A lei é um desses empecilhos. Não porque ele é um assassino descontrolado, mas porque ela tem um lado explicitamente corrupto e hipócrita. A nova lei chega com uma proposta teoricamente correta, mas mostra-se bem diferente. Perto do final do jogo, Marston chega num estágio parecido com o de Munny no começo do filme: ele não é um bom fazendeiro. As missões de fazendeiro serem muito mais paradas e chatas que o resto refletem exatamente isso. O protagonista pode não aceitar, mas ele é melhor do que gostaria na arte de puxar o gatilho
Ambos jogo e filme se passam num grande território que envolve parte do Texas, chamado de New Austin no jogo, e do México. Tanto território só poderia resultar em um mundo aberto, extenso e completo com tudo que se espera do Oeste americano. Assim, abre-se o leque de infinitas referências visuais: o clássico Monument Valley dos filmes de John Ford e os inúmeros personagens que habitam o lugar, como Landon Ricketts e seu bigode icônico — comparável com Sam Elliott em “Tombstone“.
Apesar das semelhanças gerais, algumas localidades específicas marcam presença.

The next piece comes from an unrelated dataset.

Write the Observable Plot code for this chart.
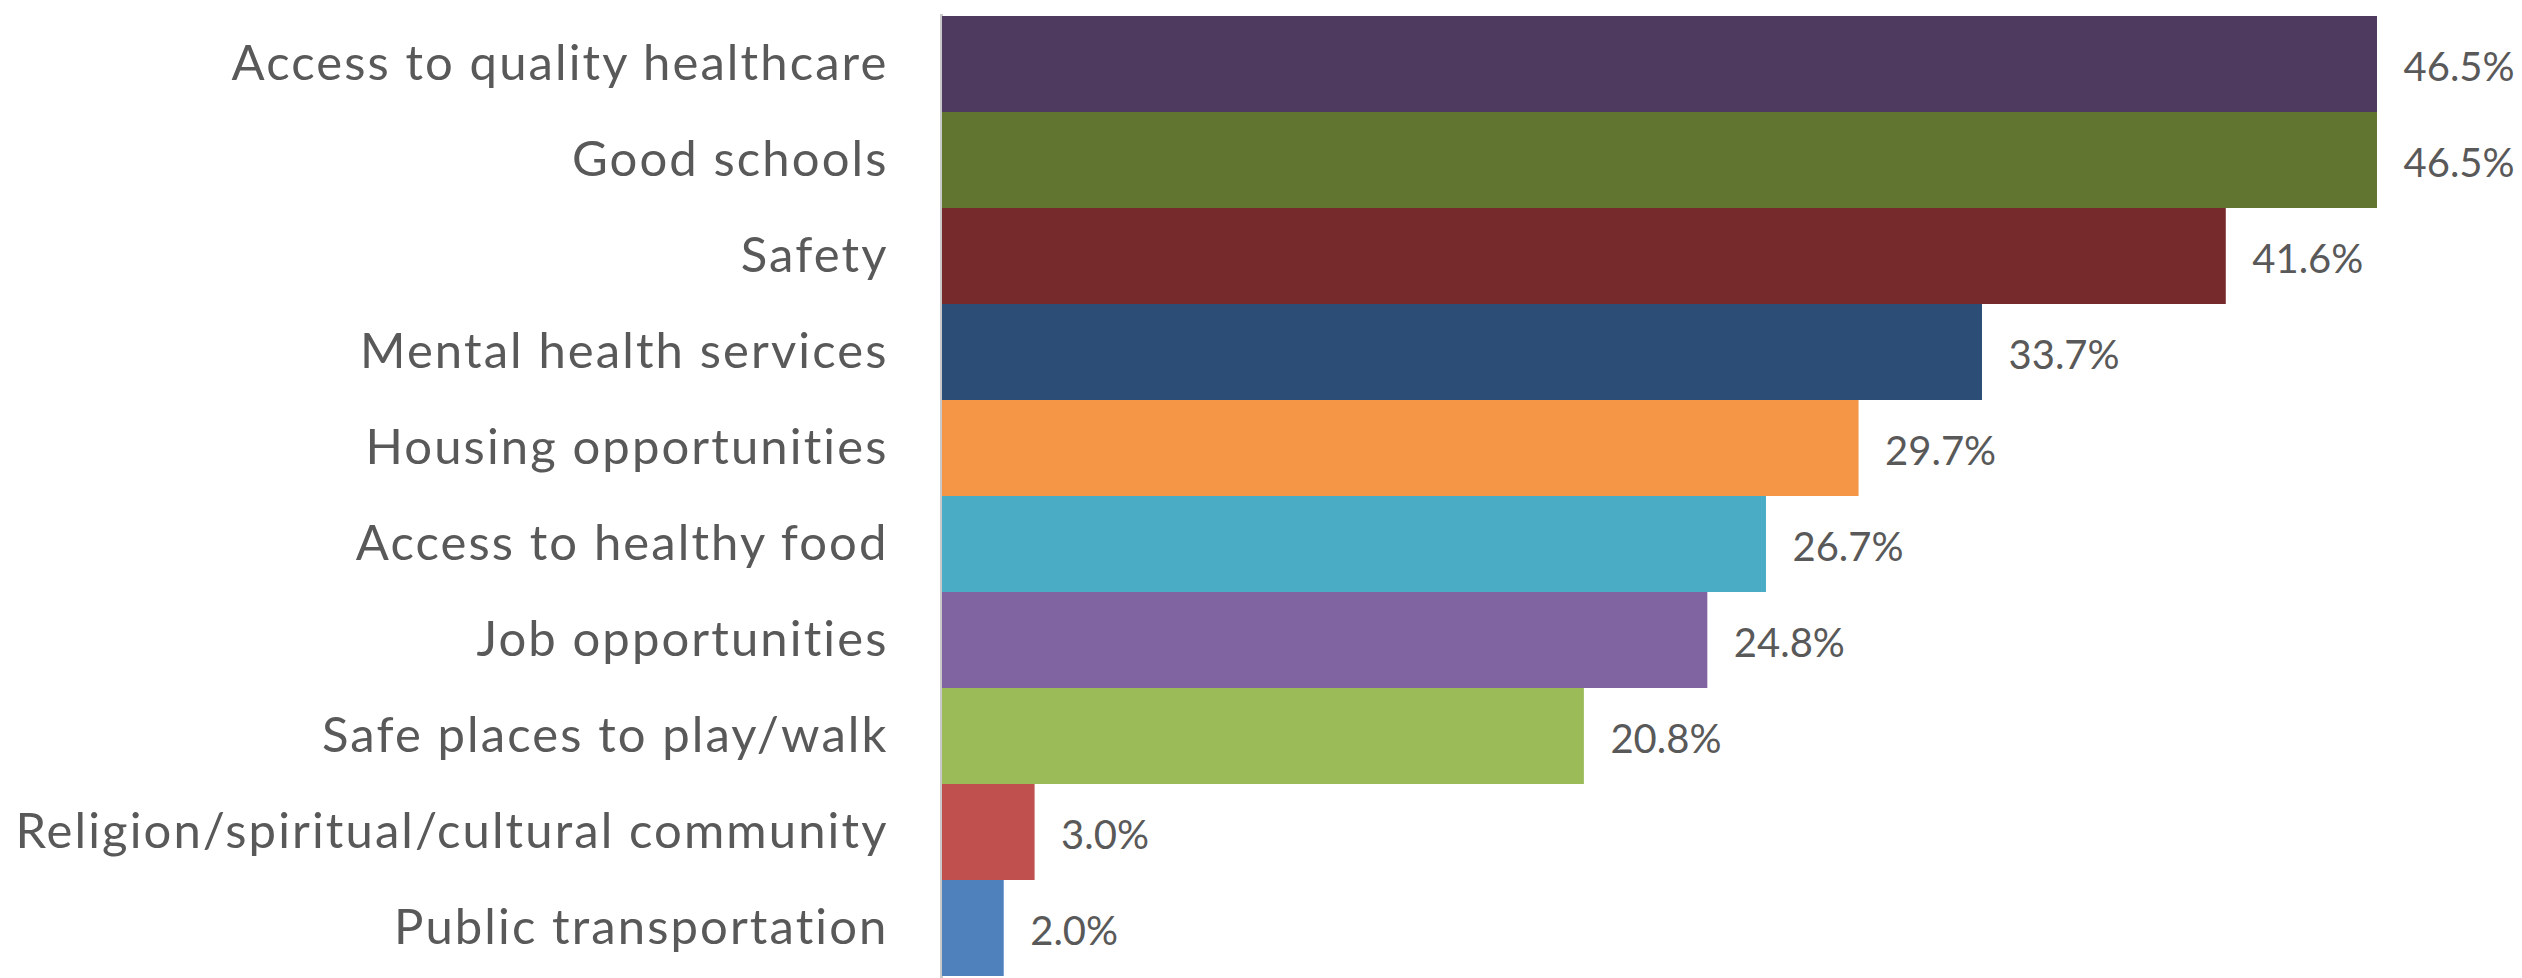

A primeira ponte entre o México e os Estados Unidos, em especial, seria exatamente igual se a do jogo não fosse dividida em dois trechos. De resto, tudo é muito similar. O lado americano inclusive tem as montanhas ao fundo, de onde os americanos surgem no filme. Contudo, os cenários devem muito mais para “Unforgiven” em termos de estética. Certas paisagens de “Red Dead Redemption” não são apenas parecidas, elas parecem ter sido retiradas diretamente do longa. Não são todos os cenários ou uma impressão que dura do começo ao fim, mas, pessoalmente, a lembrança foi muito forte para ser ignorada.
Um jogo tão bom quanto “Red Dead Redemption” com certeza tem muito mais referências e inspirações do que são apresentadas aqui. Muitas são pequenas, conexões feitas em uma linha de diálogo ou aparência de personagem pequeno — o pistoleiro bêbado, Irish no jogo e Dean Martin em “Rio Bravo; outras possivelmente nunca foram encontradas. É difícil dizer exatamente quando o Faroeste tem quase 100 anos de história no Cinema e o jogo, 20 e tantas horas de cenários abertos, conversas, tiroteios e personagens diversos. Mesmo sem saber todos os ingredientes, o resultado final agradável demais para se preocupar com isso.